## Given request
Beginning with the line that contains "Reproduce this chart with matplotlib." and ending with the line that contains "W, H = 1292, 662", reproduce each line exactly; include both and add nothing.

## Supplied entries
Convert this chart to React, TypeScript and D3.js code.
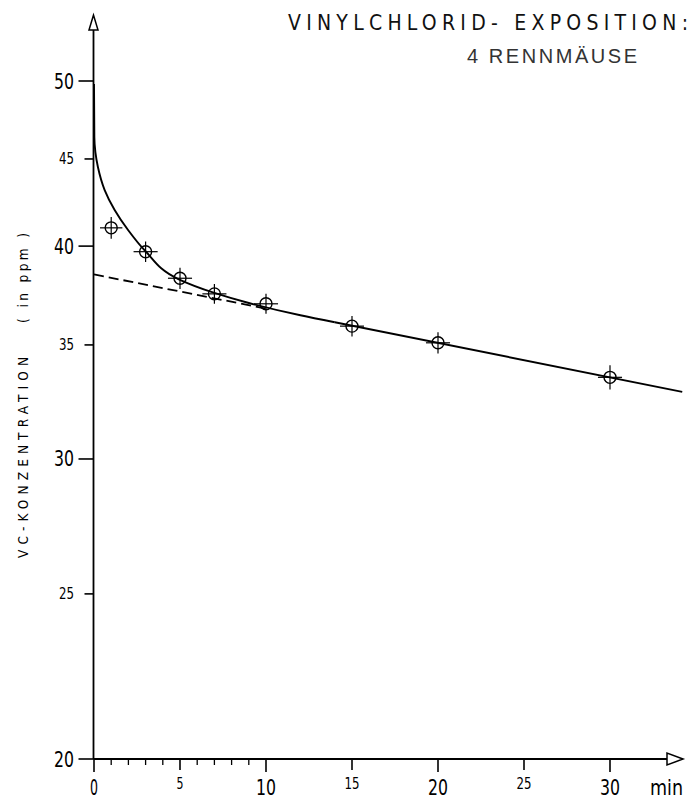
--
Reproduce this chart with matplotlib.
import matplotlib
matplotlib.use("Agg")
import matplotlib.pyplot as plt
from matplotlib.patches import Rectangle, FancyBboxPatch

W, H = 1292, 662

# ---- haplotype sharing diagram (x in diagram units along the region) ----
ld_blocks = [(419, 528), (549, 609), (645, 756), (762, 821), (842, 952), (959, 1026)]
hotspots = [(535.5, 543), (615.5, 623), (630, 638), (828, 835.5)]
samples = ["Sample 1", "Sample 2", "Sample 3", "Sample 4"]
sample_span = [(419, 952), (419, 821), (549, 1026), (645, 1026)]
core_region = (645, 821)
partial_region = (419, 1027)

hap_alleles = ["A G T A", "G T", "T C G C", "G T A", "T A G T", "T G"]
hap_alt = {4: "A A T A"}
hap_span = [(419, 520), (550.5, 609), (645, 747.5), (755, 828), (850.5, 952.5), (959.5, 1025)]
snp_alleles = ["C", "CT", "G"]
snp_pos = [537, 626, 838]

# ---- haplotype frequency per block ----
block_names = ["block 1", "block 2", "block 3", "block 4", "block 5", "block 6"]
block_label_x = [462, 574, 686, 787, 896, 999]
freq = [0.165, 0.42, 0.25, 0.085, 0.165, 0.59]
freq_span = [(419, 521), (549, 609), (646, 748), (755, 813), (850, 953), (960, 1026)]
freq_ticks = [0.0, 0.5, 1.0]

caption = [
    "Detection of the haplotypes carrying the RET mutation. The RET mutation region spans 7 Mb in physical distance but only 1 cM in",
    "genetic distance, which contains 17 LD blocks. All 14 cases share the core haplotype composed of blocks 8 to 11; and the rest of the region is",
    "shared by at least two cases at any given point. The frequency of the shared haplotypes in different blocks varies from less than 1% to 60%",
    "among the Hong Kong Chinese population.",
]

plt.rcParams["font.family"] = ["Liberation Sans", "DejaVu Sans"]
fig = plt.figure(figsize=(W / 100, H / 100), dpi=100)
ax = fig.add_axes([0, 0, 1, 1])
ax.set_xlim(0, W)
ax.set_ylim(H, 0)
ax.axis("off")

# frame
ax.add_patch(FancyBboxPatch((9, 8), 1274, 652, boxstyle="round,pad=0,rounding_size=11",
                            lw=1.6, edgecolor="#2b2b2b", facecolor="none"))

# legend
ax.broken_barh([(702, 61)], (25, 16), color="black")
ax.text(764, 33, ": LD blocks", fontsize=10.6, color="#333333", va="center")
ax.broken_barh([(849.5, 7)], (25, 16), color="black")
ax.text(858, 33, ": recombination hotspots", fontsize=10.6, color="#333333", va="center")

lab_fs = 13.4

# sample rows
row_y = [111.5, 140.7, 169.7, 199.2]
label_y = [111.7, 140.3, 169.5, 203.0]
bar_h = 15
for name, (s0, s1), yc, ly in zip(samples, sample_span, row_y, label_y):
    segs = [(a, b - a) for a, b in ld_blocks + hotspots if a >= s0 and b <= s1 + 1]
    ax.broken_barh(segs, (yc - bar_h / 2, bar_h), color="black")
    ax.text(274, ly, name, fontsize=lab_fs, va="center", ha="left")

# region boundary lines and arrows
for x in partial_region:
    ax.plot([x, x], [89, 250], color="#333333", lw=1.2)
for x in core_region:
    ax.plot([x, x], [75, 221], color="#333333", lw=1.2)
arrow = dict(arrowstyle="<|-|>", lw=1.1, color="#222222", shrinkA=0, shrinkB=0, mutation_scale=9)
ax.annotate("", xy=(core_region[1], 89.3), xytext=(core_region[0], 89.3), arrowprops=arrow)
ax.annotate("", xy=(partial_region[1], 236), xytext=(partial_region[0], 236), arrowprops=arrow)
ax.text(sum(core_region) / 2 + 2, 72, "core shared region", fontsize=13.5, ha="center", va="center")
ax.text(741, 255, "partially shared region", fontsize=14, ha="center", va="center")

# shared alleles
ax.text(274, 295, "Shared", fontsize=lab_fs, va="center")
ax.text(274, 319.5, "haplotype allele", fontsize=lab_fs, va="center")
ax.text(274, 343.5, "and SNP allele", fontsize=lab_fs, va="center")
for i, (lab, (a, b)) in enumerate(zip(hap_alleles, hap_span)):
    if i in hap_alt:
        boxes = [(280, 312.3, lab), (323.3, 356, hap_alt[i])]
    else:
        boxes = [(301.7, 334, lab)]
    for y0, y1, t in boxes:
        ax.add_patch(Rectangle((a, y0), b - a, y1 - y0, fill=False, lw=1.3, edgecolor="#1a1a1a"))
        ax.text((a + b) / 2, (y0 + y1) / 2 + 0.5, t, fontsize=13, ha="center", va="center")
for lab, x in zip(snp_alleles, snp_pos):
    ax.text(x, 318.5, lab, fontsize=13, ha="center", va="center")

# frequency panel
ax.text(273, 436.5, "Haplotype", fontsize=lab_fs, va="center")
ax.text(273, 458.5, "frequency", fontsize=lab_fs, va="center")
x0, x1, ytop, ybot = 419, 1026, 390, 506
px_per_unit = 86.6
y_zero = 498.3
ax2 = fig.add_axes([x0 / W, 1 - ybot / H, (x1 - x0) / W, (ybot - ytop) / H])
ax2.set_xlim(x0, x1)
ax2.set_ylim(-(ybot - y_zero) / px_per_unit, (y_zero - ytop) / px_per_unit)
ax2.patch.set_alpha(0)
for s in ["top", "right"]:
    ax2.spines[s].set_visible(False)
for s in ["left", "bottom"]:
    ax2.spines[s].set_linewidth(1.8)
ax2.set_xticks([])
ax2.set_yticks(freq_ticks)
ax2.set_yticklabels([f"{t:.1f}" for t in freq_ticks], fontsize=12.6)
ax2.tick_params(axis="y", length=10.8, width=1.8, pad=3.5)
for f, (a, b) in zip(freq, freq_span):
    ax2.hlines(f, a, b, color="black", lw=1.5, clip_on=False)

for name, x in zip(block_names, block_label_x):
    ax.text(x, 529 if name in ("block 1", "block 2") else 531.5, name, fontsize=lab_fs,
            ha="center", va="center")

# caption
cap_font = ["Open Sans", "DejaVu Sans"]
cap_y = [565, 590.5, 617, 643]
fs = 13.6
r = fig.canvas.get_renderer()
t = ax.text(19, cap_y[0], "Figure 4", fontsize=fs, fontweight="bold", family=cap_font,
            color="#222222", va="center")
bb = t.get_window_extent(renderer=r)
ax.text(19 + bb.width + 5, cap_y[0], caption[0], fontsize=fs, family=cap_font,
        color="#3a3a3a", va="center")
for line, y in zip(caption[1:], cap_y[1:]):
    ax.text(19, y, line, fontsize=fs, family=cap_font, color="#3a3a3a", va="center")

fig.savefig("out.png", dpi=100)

## Output of the exercise
Reproduce this chart with matplotlib.
import matplotlib
matplotlib.use("Agg")
import matplotlib.pyplot as plt
from matplotlib.patches import Rectangle, FancyBboxPatch

W, H = 1292, 662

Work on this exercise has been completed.